On November 2, 2006 11:47 PM Robert Bradshaw wrote:
>
> On Nov 2, 2006, at 8:28 PM, David Harvey wrote:
>
> > On Nov 2, 2006, at 11:11 PM, Robert Bradshaw wrote:
> >
> >>> This is much harder. I agree it would be nice, but how would you
> >>> handle something like
> >>>
> >>> sage: R.<x> = ZZ["x"]
> >>> sage: S.<y> = ZZ["y"]
> >>> sage: x*y
> >>>
> >>> ??
> >>>
> >>> David
> >>
> >> Now you could return that as an element of ZZ['x', 'y'],
> >> but I'm not sure that would be a good idea. (non-common parents
> >> could be good runtime indicators that something could be wrong,
> >> and efficiency could really drop...)
> >
> > Hmmm... it sounds like what you're asking for is the following.
> >
> > If x is in R, and y is in S, and there is a natural coercion from R
> > to T and a natural coercion from S to T, then
> >
> > sage: x * y
> >
> > should be smart enough to coerce both into T, and perform the
> > multiplication there. (I've left out complications involving scalar
> > multiplications...)
> >
> > Also, I guess you want T to be minimal in some sense.
>
> Yes, that's what I'm saying, though I don't know how feasible it
> would be in general. In terms of scalar multiplications, that's
> actually what my original motivation was.
>
> > One thing I definitely don't like about this is that the
> > multiplication operator has to conjure up a whole new ring.

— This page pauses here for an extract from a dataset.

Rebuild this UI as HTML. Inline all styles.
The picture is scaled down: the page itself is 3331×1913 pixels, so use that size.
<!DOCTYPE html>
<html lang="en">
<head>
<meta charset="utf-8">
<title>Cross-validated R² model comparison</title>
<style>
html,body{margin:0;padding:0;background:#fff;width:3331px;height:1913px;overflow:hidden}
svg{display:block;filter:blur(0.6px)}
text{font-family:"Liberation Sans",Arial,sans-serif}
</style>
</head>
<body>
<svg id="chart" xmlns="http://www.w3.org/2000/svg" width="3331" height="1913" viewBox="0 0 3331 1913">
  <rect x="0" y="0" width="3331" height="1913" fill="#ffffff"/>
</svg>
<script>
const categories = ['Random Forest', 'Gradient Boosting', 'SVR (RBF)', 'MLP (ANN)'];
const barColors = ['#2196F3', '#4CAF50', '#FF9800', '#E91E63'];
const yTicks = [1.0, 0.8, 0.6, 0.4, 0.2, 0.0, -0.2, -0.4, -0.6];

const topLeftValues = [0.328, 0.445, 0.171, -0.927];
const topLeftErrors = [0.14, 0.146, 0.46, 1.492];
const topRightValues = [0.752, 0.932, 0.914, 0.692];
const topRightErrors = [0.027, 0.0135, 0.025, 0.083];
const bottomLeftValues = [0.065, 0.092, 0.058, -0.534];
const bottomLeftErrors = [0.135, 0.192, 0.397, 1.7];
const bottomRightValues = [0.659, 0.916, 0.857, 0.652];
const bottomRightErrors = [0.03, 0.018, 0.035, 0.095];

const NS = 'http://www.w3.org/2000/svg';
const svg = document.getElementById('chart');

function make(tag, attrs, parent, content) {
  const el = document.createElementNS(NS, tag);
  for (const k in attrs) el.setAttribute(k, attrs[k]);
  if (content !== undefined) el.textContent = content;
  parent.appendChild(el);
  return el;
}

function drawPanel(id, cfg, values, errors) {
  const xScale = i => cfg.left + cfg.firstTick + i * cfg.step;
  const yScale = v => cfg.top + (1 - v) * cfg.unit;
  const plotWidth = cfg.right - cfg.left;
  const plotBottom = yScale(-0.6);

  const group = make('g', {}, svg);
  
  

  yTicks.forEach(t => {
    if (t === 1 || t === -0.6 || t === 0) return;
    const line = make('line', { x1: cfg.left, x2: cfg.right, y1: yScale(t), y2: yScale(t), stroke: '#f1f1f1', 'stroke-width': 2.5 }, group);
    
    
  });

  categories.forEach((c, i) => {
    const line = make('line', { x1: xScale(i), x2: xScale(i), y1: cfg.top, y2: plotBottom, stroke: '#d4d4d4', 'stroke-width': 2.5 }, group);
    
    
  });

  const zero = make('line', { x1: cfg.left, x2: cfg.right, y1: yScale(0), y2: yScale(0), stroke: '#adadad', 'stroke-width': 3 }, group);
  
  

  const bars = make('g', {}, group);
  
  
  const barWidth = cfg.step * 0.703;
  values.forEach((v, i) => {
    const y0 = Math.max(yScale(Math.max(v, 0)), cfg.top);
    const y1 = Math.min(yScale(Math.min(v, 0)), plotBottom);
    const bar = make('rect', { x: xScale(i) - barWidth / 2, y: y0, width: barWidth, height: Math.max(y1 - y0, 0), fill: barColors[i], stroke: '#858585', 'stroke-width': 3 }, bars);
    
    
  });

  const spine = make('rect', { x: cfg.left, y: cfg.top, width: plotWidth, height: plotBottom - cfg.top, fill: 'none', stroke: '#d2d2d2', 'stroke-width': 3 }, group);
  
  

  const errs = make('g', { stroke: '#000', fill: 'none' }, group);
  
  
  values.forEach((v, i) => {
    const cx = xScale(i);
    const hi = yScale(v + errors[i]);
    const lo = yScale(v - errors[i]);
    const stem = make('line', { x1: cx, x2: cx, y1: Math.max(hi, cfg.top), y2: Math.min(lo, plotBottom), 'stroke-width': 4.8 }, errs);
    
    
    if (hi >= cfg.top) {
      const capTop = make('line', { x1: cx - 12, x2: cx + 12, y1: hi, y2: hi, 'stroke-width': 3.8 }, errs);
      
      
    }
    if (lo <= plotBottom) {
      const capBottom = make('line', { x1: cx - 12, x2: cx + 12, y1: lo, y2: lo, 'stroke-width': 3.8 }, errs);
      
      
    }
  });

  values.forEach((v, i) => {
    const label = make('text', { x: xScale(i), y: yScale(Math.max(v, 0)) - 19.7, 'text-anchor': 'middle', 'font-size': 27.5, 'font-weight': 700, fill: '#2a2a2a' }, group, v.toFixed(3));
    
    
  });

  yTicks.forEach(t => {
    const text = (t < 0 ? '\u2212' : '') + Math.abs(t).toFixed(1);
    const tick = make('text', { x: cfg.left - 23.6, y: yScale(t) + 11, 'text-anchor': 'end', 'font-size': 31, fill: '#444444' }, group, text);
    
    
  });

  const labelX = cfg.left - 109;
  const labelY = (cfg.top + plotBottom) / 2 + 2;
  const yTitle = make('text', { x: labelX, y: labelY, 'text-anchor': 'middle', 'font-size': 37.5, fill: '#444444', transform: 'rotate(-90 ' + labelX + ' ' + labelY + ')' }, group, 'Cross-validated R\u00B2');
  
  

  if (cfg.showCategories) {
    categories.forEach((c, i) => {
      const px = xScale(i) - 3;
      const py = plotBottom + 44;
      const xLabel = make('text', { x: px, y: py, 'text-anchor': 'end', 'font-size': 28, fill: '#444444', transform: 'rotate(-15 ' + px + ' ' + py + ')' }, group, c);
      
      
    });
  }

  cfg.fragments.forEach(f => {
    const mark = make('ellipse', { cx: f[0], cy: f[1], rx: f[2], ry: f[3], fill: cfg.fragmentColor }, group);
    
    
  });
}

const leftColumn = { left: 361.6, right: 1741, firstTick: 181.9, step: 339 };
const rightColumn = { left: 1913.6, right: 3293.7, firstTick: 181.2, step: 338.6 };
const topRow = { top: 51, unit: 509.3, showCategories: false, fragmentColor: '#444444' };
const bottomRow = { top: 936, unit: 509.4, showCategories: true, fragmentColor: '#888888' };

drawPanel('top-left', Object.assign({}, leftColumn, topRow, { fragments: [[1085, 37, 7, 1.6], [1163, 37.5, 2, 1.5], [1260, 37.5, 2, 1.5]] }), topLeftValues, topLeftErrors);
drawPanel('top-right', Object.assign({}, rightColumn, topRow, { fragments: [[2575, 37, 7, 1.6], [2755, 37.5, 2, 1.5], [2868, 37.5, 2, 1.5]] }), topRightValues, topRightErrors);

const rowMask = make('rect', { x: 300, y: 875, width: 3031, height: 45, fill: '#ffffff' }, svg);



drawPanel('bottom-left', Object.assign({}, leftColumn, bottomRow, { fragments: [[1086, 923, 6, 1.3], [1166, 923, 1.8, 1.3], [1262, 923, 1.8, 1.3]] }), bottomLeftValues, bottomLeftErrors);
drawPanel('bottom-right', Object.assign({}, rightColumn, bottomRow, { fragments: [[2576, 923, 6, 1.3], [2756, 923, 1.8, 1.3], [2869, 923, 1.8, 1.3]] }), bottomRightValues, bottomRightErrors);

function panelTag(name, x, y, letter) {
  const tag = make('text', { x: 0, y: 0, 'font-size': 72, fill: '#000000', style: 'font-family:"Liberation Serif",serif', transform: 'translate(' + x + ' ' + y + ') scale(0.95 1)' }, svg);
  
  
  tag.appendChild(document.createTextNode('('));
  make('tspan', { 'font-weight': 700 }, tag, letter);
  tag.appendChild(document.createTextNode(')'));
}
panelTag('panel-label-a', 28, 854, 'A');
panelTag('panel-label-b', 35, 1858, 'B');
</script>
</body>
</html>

> > But I guess this already happens for things like this:
> >
> > sage: R.<x> = PolynomialRing(ZZ)
> > sage: (x/2).parent()
> > Fraction Field of Univariate Polynomial Ring in x over Integer Ring
>
> Yes, it already goes on with division. I think being inefficient
> is better than throwing an error (and for those interested in
> speed they should be doing everything over the same ring...)
>
> I have to admit that this specific example bothers me...I can see
> where it comes from but I _want_ it to be an element of Univariate
> Polynomial Ring in x over Rational Field, i.e. x/2 = 1/2 * x.
>
Maybe it is interesting to consider how Axiom handles these
coercions? For example:
sage: x = axiom('x::MPOLY([x],INT)')
sage: x.type()
MultivariatePolynomial([x],Integer)
sage: y = axiom('y::MPOLY([y],INT)')
sage: y.type()
MultivariatePolynomial([y],Integer)
sage: z = x*y
sage: z
y x
sage: z.type()
MultivariatePolynomial([x],MultivariatePolynomial([y],Integer))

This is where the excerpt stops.